• RECORD EXCERPTS:
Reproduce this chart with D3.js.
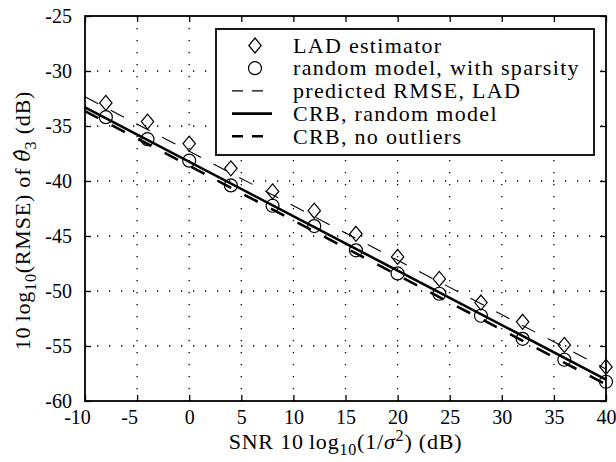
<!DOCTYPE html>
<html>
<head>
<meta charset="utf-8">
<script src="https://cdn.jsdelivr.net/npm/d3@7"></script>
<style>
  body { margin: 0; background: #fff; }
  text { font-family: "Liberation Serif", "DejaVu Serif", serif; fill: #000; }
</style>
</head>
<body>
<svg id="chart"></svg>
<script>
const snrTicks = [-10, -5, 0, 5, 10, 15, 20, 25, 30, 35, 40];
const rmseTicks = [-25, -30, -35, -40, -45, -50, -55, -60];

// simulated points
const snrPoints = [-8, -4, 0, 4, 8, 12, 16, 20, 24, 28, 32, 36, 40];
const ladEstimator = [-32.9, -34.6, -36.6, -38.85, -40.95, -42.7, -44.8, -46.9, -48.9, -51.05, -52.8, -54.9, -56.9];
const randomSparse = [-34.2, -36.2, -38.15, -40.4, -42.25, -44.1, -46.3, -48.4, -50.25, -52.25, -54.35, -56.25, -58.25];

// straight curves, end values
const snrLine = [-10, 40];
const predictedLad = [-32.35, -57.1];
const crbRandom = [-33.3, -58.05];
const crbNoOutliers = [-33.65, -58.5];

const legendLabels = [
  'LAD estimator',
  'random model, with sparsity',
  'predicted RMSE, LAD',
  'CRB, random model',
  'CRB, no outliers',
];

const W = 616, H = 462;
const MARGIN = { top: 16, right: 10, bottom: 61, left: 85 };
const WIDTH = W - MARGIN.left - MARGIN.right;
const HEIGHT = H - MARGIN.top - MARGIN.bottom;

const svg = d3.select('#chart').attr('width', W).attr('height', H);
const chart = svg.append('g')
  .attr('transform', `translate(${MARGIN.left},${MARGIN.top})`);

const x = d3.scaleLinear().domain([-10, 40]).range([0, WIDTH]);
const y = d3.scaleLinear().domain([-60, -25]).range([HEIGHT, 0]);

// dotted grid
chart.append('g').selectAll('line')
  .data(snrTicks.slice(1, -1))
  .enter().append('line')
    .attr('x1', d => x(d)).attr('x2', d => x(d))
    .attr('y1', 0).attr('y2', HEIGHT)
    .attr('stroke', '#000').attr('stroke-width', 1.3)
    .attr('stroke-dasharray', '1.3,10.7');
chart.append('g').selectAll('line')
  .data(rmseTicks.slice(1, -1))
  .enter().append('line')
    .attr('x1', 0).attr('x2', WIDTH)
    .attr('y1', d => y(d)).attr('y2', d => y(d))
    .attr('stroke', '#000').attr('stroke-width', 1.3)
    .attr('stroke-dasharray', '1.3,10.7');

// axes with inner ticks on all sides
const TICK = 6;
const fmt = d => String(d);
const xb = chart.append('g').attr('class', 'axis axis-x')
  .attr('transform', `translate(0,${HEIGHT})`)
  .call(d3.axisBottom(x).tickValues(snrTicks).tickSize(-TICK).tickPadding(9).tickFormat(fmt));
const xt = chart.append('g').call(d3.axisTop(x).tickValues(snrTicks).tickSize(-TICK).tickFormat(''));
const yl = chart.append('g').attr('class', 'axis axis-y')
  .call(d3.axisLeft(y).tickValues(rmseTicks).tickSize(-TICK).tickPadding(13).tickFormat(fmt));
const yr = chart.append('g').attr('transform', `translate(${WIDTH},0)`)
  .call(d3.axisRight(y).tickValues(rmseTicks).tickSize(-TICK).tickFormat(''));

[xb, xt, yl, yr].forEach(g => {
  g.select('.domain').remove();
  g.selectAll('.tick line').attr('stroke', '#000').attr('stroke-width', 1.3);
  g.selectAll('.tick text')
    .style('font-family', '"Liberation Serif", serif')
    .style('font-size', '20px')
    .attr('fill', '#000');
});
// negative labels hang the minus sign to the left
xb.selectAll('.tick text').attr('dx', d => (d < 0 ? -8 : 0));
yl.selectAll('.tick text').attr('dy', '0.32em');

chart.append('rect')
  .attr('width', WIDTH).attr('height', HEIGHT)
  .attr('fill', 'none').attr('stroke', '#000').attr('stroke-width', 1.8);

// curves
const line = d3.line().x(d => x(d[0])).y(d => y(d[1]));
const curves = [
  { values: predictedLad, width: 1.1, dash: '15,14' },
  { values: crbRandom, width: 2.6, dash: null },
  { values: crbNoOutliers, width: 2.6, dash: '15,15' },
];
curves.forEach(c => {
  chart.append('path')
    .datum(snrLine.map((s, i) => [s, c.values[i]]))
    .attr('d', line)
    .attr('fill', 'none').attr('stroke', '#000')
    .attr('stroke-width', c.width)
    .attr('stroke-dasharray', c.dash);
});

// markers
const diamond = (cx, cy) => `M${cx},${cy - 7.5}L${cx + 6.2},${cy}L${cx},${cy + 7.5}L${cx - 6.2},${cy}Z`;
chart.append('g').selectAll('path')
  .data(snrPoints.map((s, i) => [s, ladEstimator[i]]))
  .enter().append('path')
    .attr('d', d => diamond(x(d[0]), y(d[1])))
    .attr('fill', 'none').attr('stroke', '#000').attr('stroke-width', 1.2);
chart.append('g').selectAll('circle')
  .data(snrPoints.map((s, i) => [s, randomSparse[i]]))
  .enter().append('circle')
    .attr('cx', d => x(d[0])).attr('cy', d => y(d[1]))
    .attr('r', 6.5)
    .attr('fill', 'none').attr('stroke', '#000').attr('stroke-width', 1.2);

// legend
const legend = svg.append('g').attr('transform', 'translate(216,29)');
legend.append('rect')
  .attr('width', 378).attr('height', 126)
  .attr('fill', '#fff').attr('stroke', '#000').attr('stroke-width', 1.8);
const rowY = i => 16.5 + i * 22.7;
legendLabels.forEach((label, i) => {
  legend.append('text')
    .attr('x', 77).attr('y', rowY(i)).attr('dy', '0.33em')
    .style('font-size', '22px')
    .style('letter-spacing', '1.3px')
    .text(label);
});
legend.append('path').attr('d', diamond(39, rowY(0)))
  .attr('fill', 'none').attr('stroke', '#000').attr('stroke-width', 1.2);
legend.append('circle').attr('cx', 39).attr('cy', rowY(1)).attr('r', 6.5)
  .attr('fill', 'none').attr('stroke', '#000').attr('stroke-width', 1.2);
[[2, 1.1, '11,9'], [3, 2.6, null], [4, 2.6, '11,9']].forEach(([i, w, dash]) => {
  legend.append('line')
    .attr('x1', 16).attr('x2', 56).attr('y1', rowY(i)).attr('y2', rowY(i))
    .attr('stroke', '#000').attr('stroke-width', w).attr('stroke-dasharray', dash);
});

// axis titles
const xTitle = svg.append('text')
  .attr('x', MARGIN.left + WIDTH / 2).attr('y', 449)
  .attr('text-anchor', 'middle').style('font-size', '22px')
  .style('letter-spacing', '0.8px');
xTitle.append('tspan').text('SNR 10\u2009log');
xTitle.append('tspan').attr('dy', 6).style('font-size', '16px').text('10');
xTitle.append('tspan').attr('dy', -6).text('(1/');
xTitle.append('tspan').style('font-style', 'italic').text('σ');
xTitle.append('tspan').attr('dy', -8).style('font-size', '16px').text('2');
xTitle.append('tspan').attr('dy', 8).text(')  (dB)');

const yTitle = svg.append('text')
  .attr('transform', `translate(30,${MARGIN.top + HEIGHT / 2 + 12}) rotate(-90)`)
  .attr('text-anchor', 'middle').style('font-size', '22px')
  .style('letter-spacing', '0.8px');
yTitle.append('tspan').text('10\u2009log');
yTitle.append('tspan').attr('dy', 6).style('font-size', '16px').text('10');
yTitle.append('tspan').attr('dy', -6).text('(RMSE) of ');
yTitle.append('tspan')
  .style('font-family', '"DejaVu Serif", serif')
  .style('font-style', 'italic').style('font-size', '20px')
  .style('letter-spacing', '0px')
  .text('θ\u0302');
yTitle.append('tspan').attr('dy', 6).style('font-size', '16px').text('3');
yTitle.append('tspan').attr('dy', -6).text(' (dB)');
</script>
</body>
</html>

...

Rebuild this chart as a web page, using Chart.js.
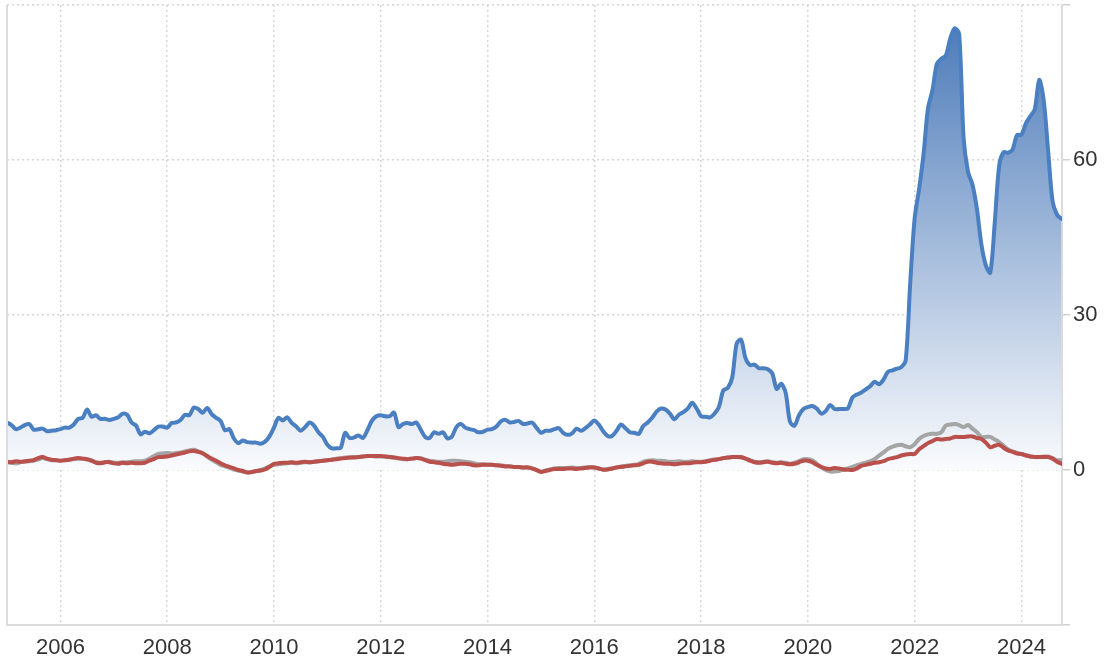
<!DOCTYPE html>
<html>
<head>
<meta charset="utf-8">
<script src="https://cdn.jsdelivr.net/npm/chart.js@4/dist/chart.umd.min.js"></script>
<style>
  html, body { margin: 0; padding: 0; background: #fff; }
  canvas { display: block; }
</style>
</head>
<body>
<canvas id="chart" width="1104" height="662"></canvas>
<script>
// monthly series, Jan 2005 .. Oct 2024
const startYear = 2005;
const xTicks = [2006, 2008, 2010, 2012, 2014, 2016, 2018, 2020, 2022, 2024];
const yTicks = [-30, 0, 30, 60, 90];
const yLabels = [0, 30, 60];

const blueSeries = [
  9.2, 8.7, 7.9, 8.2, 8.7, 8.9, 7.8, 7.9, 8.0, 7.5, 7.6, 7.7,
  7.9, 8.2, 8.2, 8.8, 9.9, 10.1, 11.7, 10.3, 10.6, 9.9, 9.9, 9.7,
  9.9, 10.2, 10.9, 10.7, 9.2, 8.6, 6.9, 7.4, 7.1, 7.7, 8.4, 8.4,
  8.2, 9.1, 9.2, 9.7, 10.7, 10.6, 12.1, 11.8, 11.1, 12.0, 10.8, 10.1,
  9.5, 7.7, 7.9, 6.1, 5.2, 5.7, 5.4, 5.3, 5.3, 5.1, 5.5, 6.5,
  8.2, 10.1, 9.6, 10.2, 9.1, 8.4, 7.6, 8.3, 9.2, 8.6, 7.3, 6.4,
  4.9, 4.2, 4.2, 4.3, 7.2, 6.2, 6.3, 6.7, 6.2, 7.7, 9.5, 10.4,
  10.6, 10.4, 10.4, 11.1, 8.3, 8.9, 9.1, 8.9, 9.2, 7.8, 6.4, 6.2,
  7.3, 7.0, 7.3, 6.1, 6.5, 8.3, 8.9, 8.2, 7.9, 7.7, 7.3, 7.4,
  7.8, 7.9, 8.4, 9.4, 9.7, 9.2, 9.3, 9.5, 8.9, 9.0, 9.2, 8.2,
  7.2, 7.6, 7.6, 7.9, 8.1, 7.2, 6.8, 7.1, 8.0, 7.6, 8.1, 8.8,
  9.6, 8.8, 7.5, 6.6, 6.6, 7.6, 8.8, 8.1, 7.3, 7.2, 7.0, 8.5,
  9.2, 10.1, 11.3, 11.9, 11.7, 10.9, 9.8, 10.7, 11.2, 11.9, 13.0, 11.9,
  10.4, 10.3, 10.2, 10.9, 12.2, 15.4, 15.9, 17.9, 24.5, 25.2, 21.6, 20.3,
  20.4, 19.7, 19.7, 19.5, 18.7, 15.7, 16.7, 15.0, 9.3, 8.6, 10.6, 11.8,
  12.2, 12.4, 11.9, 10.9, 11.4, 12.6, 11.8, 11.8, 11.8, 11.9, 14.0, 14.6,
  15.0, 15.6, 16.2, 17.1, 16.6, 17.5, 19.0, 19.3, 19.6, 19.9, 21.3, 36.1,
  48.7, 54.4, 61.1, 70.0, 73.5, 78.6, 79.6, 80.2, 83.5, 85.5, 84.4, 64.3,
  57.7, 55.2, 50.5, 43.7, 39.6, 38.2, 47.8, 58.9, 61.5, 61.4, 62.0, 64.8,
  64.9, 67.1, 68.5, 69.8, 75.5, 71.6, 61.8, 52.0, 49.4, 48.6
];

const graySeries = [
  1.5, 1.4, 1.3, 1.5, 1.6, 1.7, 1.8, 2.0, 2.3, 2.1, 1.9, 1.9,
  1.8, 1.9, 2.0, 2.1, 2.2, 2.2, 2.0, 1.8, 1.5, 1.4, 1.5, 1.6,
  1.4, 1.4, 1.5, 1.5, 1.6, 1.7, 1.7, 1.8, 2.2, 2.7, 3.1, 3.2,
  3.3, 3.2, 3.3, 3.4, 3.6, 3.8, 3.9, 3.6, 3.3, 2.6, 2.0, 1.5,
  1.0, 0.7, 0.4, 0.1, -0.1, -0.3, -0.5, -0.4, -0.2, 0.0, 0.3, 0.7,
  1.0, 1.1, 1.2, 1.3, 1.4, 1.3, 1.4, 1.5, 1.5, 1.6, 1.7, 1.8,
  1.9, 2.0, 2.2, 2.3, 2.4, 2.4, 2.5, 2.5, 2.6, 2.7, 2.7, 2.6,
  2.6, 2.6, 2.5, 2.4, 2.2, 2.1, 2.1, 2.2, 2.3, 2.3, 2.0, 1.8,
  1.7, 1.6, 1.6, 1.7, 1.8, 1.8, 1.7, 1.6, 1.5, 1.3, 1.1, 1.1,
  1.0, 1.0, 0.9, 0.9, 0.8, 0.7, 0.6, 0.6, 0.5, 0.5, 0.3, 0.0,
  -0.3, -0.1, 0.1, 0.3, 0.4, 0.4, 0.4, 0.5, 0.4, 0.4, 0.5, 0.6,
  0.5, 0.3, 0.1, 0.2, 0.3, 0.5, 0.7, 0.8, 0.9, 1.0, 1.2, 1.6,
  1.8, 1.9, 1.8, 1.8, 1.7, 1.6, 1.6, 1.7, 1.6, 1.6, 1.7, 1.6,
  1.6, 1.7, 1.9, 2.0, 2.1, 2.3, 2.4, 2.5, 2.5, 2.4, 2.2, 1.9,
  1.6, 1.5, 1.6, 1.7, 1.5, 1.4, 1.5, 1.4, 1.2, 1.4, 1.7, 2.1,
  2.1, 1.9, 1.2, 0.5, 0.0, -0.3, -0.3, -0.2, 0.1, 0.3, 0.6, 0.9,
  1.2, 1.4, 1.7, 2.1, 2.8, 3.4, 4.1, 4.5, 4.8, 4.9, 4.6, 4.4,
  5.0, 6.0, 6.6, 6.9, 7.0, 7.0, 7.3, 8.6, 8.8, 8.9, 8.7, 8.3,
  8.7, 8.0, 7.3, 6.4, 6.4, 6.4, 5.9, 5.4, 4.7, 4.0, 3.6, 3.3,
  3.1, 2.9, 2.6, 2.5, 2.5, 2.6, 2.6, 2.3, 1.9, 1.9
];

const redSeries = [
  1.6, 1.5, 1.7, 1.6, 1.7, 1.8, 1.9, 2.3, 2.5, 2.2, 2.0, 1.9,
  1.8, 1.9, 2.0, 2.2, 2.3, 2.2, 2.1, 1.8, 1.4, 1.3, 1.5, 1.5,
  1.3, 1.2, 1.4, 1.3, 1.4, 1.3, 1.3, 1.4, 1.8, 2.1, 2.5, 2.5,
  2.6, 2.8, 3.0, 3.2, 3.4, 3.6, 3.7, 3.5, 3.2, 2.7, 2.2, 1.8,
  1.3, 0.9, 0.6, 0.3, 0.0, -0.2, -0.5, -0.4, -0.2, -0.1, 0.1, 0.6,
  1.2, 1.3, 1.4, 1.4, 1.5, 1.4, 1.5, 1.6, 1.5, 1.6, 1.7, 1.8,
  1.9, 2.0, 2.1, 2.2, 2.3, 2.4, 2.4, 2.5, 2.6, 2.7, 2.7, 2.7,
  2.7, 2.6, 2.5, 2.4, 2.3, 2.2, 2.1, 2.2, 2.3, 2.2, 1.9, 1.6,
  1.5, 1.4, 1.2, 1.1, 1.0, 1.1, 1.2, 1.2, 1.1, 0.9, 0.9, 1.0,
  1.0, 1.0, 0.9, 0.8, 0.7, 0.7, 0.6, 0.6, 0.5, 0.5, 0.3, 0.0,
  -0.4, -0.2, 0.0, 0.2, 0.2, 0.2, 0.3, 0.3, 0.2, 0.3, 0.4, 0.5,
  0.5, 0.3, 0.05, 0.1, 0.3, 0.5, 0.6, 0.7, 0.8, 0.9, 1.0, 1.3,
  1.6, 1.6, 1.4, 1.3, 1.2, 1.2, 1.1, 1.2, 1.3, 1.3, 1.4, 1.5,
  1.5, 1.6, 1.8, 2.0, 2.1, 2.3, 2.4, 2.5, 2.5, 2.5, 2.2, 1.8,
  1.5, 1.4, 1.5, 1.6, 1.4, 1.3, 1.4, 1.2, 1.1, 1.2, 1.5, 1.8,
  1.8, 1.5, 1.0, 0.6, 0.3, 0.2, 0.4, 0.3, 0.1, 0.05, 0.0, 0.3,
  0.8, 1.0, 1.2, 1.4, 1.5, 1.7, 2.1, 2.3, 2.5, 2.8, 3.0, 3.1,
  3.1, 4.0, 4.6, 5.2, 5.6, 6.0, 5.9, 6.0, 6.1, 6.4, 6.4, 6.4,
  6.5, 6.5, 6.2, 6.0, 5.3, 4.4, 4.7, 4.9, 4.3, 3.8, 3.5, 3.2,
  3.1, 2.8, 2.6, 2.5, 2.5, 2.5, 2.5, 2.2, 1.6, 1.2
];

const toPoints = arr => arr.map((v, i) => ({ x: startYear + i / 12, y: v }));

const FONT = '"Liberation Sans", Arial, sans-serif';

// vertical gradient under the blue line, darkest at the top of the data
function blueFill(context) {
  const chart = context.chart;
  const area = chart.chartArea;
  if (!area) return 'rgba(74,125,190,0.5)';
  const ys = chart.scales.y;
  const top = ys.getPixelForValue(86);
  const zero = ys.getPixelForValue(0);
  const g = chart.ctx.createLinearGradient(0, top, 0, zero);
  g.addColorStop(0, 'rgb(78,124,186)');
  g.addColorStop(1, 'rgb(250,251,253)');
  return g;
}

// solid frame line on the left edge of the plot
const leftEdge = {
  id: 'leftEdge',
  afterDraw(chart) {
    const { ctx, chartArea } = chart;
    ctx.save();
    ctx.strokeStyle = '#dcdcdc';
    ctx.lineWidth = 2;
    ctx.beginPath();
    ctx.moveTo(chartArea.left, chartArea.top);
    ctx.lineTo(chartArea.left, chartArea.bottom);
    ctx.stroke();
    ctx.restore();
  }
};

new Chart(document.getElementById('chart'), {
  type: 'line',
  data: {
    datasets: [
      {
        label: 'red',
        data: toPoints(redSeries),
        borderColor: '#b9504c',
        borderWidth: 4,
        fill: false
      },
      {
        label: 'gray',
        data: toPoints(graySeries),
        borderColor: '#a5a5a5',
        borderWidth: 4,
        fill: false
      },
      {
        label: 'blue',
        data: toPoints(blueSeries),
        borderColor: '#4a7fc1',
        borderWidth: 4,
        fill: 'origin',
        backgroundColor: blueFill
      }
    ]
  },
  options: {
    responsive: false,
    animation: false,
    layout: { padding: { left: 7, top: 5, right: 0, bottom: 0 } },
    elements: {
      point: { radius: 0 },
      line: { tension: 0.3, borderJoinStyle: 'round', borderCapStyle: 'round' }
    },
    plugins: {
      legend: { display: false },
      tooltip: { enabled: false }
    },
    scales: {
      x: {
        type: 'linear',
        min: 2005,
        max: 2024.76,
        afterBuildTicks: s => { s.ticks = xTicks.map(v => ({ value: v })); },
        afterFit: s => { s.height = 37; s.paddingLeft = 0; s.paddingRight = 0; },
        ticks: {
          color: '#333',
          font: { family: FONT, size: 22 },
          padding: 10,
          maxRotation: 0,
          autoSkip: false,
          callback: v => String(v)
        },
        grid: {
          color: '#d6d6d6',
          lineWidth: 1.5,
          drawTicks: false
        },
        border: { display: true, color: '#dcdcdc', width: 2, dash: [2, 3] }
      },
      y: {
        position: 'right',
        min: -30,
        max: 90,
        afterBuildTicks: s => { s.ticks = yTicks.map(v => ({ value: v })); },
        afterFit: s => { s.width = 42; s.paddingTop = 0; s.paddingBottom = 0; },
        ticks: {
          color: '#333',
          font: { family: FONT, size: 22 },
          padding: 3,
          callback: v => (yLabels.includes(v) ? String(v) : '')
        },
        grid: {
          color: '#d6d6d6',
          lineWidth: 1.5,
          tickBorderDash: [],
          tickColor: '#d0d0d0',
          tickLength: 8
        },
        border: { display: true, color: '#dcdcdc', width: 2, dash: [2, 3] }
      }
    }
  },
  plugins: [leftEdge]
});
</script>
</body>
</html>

• GIVEN REQUEST:
What's needed is an exact copy of the records above from the line containing "Rebuild this chart" down to the line containing "const yLabels = [0, 30, 60];", both included, without any pictures.

• OUTPUT BELOW:
Rebuild this chart as a web page, using Chart.js.
<!DOCTYPE html>
<html>
<head>
<meta charset="utf-8">
<script src="https://cdn.jsdelivr.net/npm/chart.js@4/dist/chart.umd.min.js"></script>
<style>
  html, body { margin: 0; padding: 0; background: #fff; }
  canvas { display: block; }
</style>
</head>
<body>
<canvas id="chart" width="1104" height="662"></canvas>
<script>
// monthly series, Jan 2005 .. Oct 2024
const startYear = 2005;
const xTicks = [2006, 2008, 2010, 2012, 2014, 2016, 2018, 2020, 2022, 2024];
const yTicks = [-30, 0, 30, 60, 90];
const yLabels = [0, 30, 60];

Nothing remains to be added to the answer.